Re: Automatic Binsize Calculations [message #76263 is a reply to message #76262] |
Sun, 29 May 2011 11:20   |
manodeep@gmail.com
Messages: 33 Registered: June 2006
|
Member |
|
|
On May 29, 11:42 am, David Fanning <n...@idlcoyote.com> wrote:
> Gianguido Cianci writes:
>> Here's what I came up with, using sshist_2d.pro
>> (http://tinyurl.com/3on7bzx) that automagically finds bin size:
>
> I don't have a television, so while I listened to Djokovic
> defeat Gasquet on the French Open Radio I was fooling
> around using the 1D version of sshist to calculate
> a default bin size for cgHistoplot. What I discovered
> is that I get completely different results depending
> on the data type of the input data!
>
> I modified sshist a bit to get the bin size out of it
> as a keyword:
>
> ; Author: Shigenobu Hirose at JAMSTEC
> ; based on original paper
> ; Shimazaki and Shinomoto, Neural Computation 19, 1503-1527, 2007
> ; http://toyoizumilab.brain.riken.jp/hideaki/res/histogram.htm l
> ;
> function sshist, data, x=x, cost=cost, nbin=nbin, binsize=binsize
>
> COMPILE_OPT idl2
>
> nbin_min = 2
> nbin_max = 200
>
> ntrial = nbin_max - nbin_min + 1
>
> nbin = INDGEN(ntrial) + nbin_min
>
> delta = FLTARR(ntrial)
> cost = FLTARR(ntrial)
>
> for n = 0, ntrial-1 do begin
> delta[n] = (MAX(data) - MIN(data)) / (nbin[n] - 1)
>
> k = HISTOGRAM(data, nbins=nbin[n])
>
> kmean = MEAN(k)
> kvari = MEAN((k - kmean)^2)
> cost[n] = (2. * kmean - kvari) / delta[n]^2
> endfor
>
> n = (WHERE(cost eq MIN(cost)))[0]
> k = HISTOGRAM(data, nbins=nbin[n], locations=x, reverse_indices=ri)
>
> if arg_present(binsize) then binsize = delta[n]
> return, k
>
> end
>
> But, look at this:
>
> IDL> void = sshist(cgdemodata(21), binsize=bs) & print, bs
> 9.00000
> IDL> void = sshist(fix(cgdemodata(21)), binsize=bs) & print, bs
> 1.00000
> IDL> void = sshist(long(cgdemodata(21)), binsize=bs) & print, bs
> 1.00000
> IDL> void = sshist(float(cgdemodata(21)), binsize=bs) & print, bs
> 1.33684
>
> I have NO idea why this is occurring. :-(
>
If I set the "x" keyword to sshist, I see that the range returned is:
(note, cgdemodata(21) returns a [432,389] byte array ranging between 1
and 255 for me)
byte : 0-255 [bs = 84 and not 9 like David has]
int : 1-147 [bs = 1]
long : 1-147 [bs = 1]
float: 1-255 [bs = 1.33]
There must be a data-type mismatch going on somewhere. Only the float
calculation returns the histogram for the actual data range.

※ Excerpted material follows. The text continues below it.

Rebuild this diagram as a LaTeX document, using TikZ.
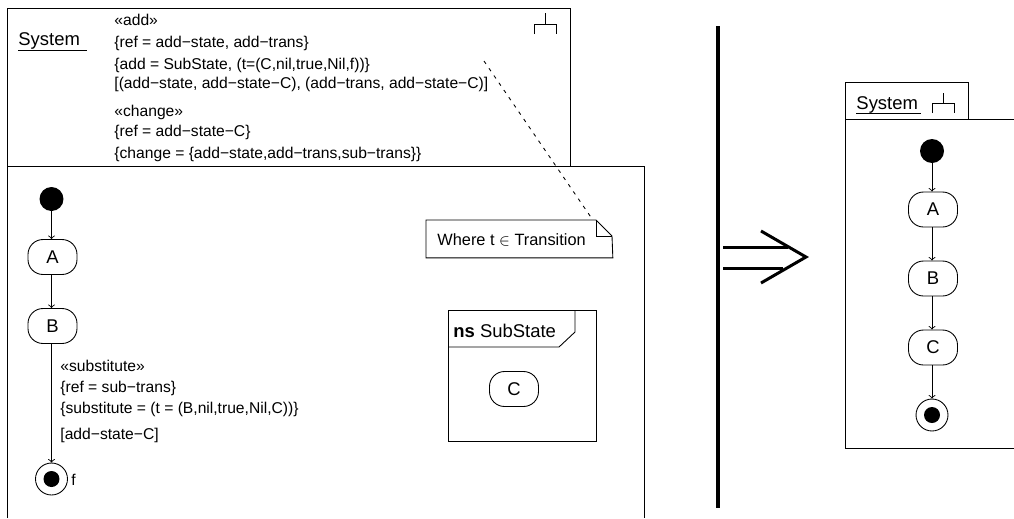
\documentclass[tikz,border=0pt]{standalone}
\usepackage{fontspec}
\setmainfont{Liberation Sans}
\tikzset{
  plain/.style={line width=0.5pt},
  statebox/.style={draw, plain, rectangle, rounded corners=0.3cm, minimum width=0.98cm, minimum height=0.7cm, inner sep=0pt, font=\fontsize{10.5}{12}\selectfont},
  initdot/.style={circle, fill=black, minimum size=0.48cm, inner sep=0pt},
  finalring/.style={draw, plain, circle, minimum size=0.64cm, inner sep=0pt},
  finaldot/.style={circle, fill=black, minimum size=0.32cm, inner sep=0pt},
  smalltext/.style={anchor=base west, inner sep=0pt, font=\fontsize{8.9}{10}\selectfont},
  bigtext/.style={anchor=base west, inner sep=0pt, font=\fontsize{10.5}{12}\selectfont},
  flow/.style={plain, ->, >=to},
  bigarrow/.style={line width=1.7pt}
}
\begin{document}
\begin{tikzpicture}[x=0.02cm, y=-0.02cm, plain]
    \useasboundingbox (0,0) rectangle (1014,518);

    % left frame
    \node[draw, plain, rectangle, anchor=north west, minimum width=11.26cm, minimum height=3.16cm, inner sep=0pt] (sysbox) at (7,8) {};
    \draw (7,518) -- (7,166) -- (644,166) -- (644,518);

    % left title and icon
    \node[bigtext] (systitle) at (18,45) {System};
    \coordinate (sysline) at (87,50);
    \draw (18,50) -- (sysline);
    \draw (545,13) -- (545,24);
    \draw (534,34) -- (534,24) -- (556,24) -- (556,34);

    % add and change
    \node[smalltext] (addtag) at (114,25) {«add»};
    \node[smalltext] (addref) at (114,47) {\{ref = add−state, add−trans\}};
    \node[smalltext] (addval) at (114,69) {\{add = SubState, (t=(C,nil,true,Nil,f))\}};
    \node[smalltext] (addcond) at (114,88) {[(add−state, add−state−C), (add−trans, add−state−C)]};
    \node[smalltext] (chgtag) at (114,116) {«change»};
    \node[smalltext] (chgref) at (114,136) {\{ref = add−state−C\}};
    \node[smalltext] (chgval) at (114,158) {\{change = \{add−state,add−trans,sub−trans\}\}};

    % left states
    \node[initdot] (init1) at (51.5,199) {};
    \node[statebox] (a1) at (52.5,257) {A};
    \node[statebox] (b1) at (52.5,326) {B};
    \node[finalring] (end1) at (51.5,479) {};
    \node[finaldot] (enddot1) at (51.5,479) {};
    \node[smalltext] (endname) at (71,485) {f};

    \draw[flow] (init1) -- (a1.north -| init1);
    \draw[flow] (a1.south -| init1) -- (b1.north -| init1);
    \draw[flow] (b1.south -| init1) -- (end1);

    % substitute
    \node[smalltext] (subtag) at (60,371) {«substitute»};
    \node[smalltext] (subref) at (60,392) {\{ref = sub−trans\}};
    \node[smalltext] (subval) at (60,413) {\{substitute = (t = (B,nil,true,Nil,C))\}};
    \node[smalltext] (subcond) at (60,439) {[add−state−C]};

    % note
    \node[rectangle, anchor=north west, minimum width=3.72cm, minimum height=0.74cm, inner sep=0pt] (note) at (426,220) {};
    \draw (note.north west) -- (596,220) -- (612,236) -- (note.south east) -- (note.south west) -- cycle;
    \draw (596,220) -- (596,236) -- (612,236);
    \node[smalltext, font=\fontsize{9.3}{10}\selectfont] (notetext) at (437,245) {Where t $\in$ Transition};
    \coordinate (noteend) at (484,61);
    \draw[dash pattern=on 2pt off 3pt] (noteend) -- ([xshift=-0.4cm]note.north east);

    % namespace box
    \node[draw, plain, rectangle, anchor=north west, minimum width=2.96cm, minimum height=2.62cm, inner sep=0pt] (nsbox) at (448,310) {};
    \draw (575,310) -- (575,332) -- (559,347) -- (448,347);
    \node[bigtext] (nstitle) at (453,337) {\textbf{ns} SubState};
    \node[statebox] (c1) at (514,389) {C};

    % separator and arrow
    \node[rectangle, fill=black, minimum width=0.08cm, minimum height=9.64cm, inner sep=0pt] (divider) at (718,267) {};
    \coordinate (tip) at (806,257);
    \draw[bigarrow] (723,247) -- (788,247);
    \draw[bigarrow] (723,268) -- (783,268);
    \draw[bigarrow] (761,231) -- (tip) -- (761,283);

    % right frame
    \node[draw, plain, rectangle, anchor=north west, minimum width=2.46cm, minimum height=0.74cm, inner sep=0pt] (tabbox) at (845,82) {};
    \draw (1014,119) -- (845,119) -- (845,448) -- (1014,448);
    \node[bigtext] (systitle2) at (856,109) {System};
    \draw (856,113) -- (921,113);
    \draw (943,93) -- (943,103);
    \draw (932,113) -- (932,103) -- (954,103) -- (954,113);

    % right states
    \node[initdot] (init2) at (932,151) {};
    \node[statebox] (a2) at (933,209.5) {A};
    \node[statebox] (b2) at (933,278.5) {B};
    \node[statebox] (c2) at (933,347.5) {C};
    \node[finalring] (end2) at (932,415) {};
    \node[finaldot] (enddot2) at (932,415) {};

    \draw[flow] (init2) -- (a2.north -| init2);
    \draw[flow] (a2.south -| init2) -- (b2.north -| init2);
    \draw[flow] (b2.south -| init2) -- (c2.north -| init2);
    \draw[flow] (c2.south -| init2) -- (end2);
\end{tikzpicture}
\end{document}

If I change the delta[n] line in sshist to
delta[n] = (max(data) - min(data))/(nbin[n] - 1.0)
i.e., force the calculation to be in floating point, then the int/long
types also return the range 1-255 (with a binsize of 2.0). The byte
calculation still has the same range but bs changes to 84.66. Not
entirely sure I understand what is going on..
Cheers,
Manodeep
|
|
|